Provided by ESA, Noordwijk, Netherlands
NASA's Phoenix Mars Lander monitors the atmosphere overhead and reaches out to the soil below in this artist's depiction of the spacecraft fully deployed on the surface of Mars. Phoenix will use a robotic arm to analyze scooped-up samples of soil and ice for factors that will help scientists evaluate whether the subsurface environment at the site ever was, or may still be, a favorable habitat for microbial life.
NASA/JPL/UA/Lockheed Martin
May 28, 2008
With data recorded on board Mars Express, you can hear Phoenix descend on to the surface of the Red Planet. After being processed by the Mars Express Flight Control Team, the sounds of Phoenix descending are audible, loud and clear.
The data from the Mars Express Lander Communication system (MELACOM) that tracked Phoenix was received on Earth soon after the Phoenix landing.

The spike in the animation, between frequencies of 7 and 8 kiloHertz, shows the transmission from Phoenix itself.

The lander can be seen in the animation starting from about 342 s after the start time and disappears at about 1085 s. This shows Mars Express picking up on the Phoenix signal and tracking it while closing in on the lander; the closest Mars Express got to Phoenix was 1550 km.
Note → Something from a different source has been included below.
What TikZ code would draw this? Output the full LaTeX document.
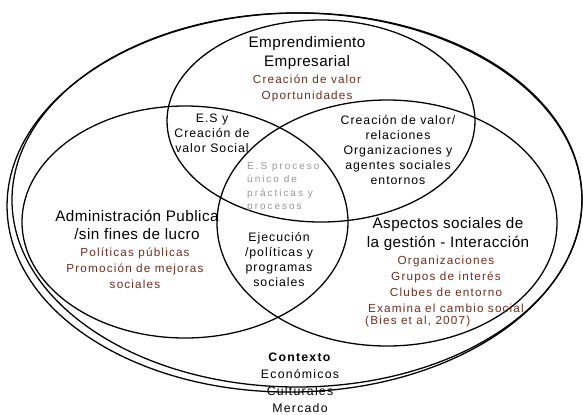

As Mars Express flew away, the lander deployed its parachute, separated from it and landed, the signal from the lander was cut off.
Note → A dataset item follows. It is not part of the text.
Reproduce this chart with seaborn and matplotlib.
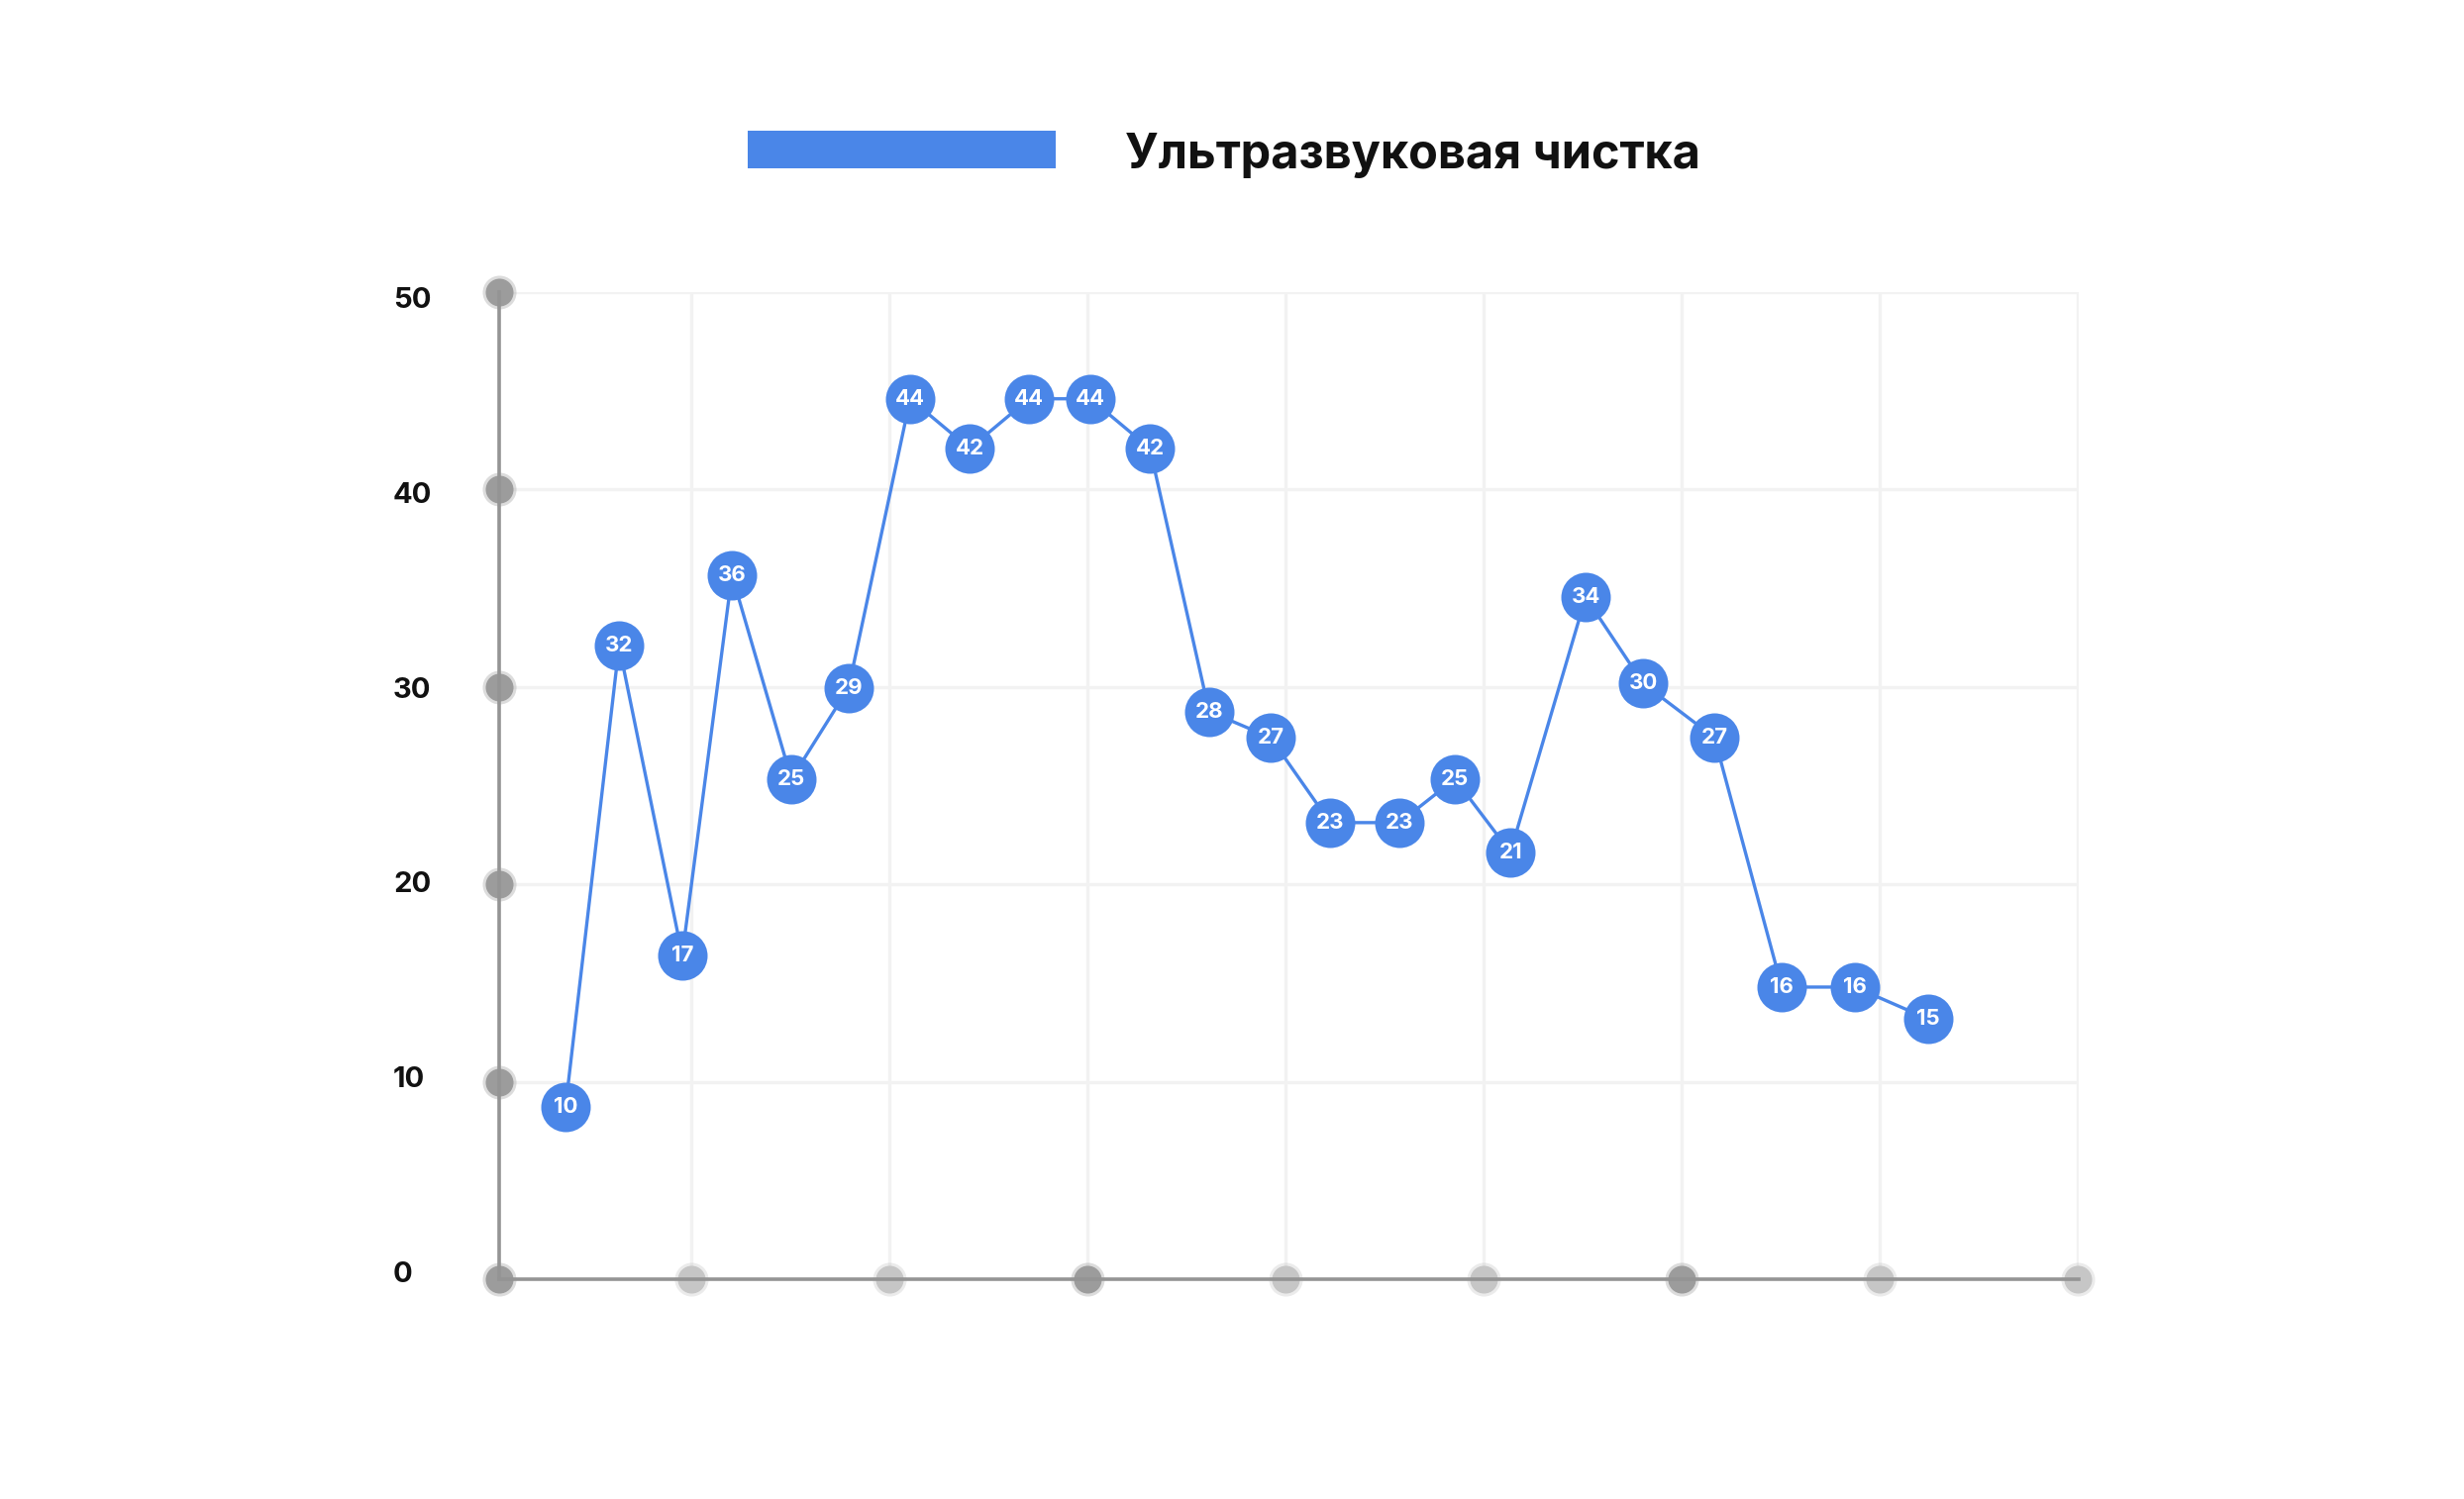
import matplotlib
matplotlib.use("Agg")
import matplotlib.pyplot as plt
import matplotlib.transforms as mtransforms
from matplotlib.patches import Rectangle
import pandas as pd
import seaborn as sns

# data
series_name = "Ультразвуковая чистка"
x_pos = [0.365, 0.635, 0.954, 1.205, 1.505, 1.794, 2.105, 2.405, 2.705, 3.015,
         3.315, 3.614, 3.924, 4.225, 4.575, 4.855, 5.135, 5.515, 5.805, 6.165,
         6.505, 6.875, 7.245]
values = [8.74, 32.08, 16.42, 35.67, 25.34, 29.96, 44.6, 42.08, 44.6, 44.6,
          42.08, 28.76, 27.44, 23.13, 23.13, 25.34, 21.63, 34.55, 30.18, 27.44,
          14.8, 14.8, 13.18]
point_labels = ["10", "32", "17", "36", "25", "29", "44", "42", "44", "44",
                "42", "28", "27", "23", "23", "25", "21", "34", "30", "27",
                "16", "16", "15"]
y_ticks = [0, 10, 20, 30, 40, 50]
x_grid = [1, 2, 3, 4, 5, 6, 7, 8]
x_dark = [3, 6]

BLUE = "#4a86e8"
AXIS = "#949494"
GRID = "#f2f2f2"
X0, X1 = 0.0275, 8.005

sns.set_theme(style="white")
plt.rcParams["font.family"] = ["Inter", "DejaVu Sans"]

fig = plt.figure(figsize=(24.88, 15.14), dpi=100)
ax = fig.add_axes([0.2024, 0.1466, 0.6413, 0.6585])

df = pd.DataFrame({"x": x_pos, "y": values})

# grid first so it sits under everything
for gx in x_grid:
    ax.axvline(gx, color=GRID, lw=2.4, zorder=0)
for gy in y_ticks[1:]:
    ax.axhline(gy, color=GRID, lw=2.4, zorder=0)

sns.lineplot(data=df, x="x", y="y", ax=ax, color=BLUE, lw=2.4,
             marker="o", markersize=36, markeredgewidth=0, zorder=5)

for xv, yv, lab in zip(x_pos, values, point_labels):
    ax.text(xv, yv, lab, ha="center", va="center", color="white",
            fontsize=16, fontweight="bold", zorder=6)

ax.set_xlim(X0, X1)
ax.set_ylim(0, 50)
ax.set_xticks([])
ax.set_yticks([])
ax.set_xlabel("")
ax.set_ylabel("")
for side in ["top", "right"]:
    ax.spines[side].set_visible(False)
for side in ["left", "bottom"]:
    ax.spines[side].set_color(AXIS)
    ax.spines[side].set_linewidth(2.6)
    ax.spines[side].set_zorder(3)

# soft gray dots on the axes
def soft_dot(xs, ys, color):
    ax.scatter(xs, ys, s=34 ** 2 * 0.52, color=color, alpha=0.35, lw=0,
               zorder=2, clip_on=False)
    ax.scatter(xs, ys, s=28 ** 2 * 0.52, color=color, lw=0,
               zorder=2, clip_on=False)

soft_dot([X0] * len(y_ticks), y_ticks, "#9c9c9c")
light = [g for g in x_grid if g not in x_dark]
soft_dot(light, [0] * len(light), "#c6c6c6")
soft_dot(x_dark, [0] * len(x_dark), "#9c9c9c")

# y tick labels, left aligned, a touch tighter than the grid
trans = mtransforms.blended_transform_factory(fig.transFigure, ax.transData)
for t in y_ticks:
    ax.text(0.1596, 0.23 + 0.987 * t, str(t), transform=trans, ha="left",
            va="center", fontsize=21, fontweight="bold", color="#111111")

# legend
fig.patches.append(Rectangle((0.3035, 0.8877), 0.125, 0.0251,
                             transform=fig.transFigure, color=BLUE, lw=0))
fig.text(0.4566, 0.896, series_name, ha="left", va="center",
         fontsize=35, fontweight="bold", color="#111111")

fig.savefig("out.png", dpi=100, facecolor="white")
The shift of the spike seen in the animation, is due to the so-called Doppler effect, which is very similar to what we hear when listening to the whistle of a passing train.

The signal was tracked successfully, even during the expected transmission blackout window of the descent, until the lander was out of Mars Express's view. The transmission blackout window is caused because of ionisation around the probe, which builds up as the lander descends through the atmosphere and only very weak signals come through.

The rest of the recording, the start and the end, contains background noise generated by Mars Express itself.

During the descent, all of the capabilities of Mars Express were focussed on tracking Phoenix with MELACOM. Unfortunately, the science observations carried out during the descent did not lead to the anticipated results.

Over the next few days, Mars Express will monitor Phoenix using MELACOM 15 more times; at least one of these will be used to demonstrate and confirm that the ESA spacecraft can be used as a data relay station for NASA, receiving data from the surface and transmitting test commands to the lander.

Detailed information about the descent and landing will be available once the data from all the fly-overs is processed and analysed over the next few weeks.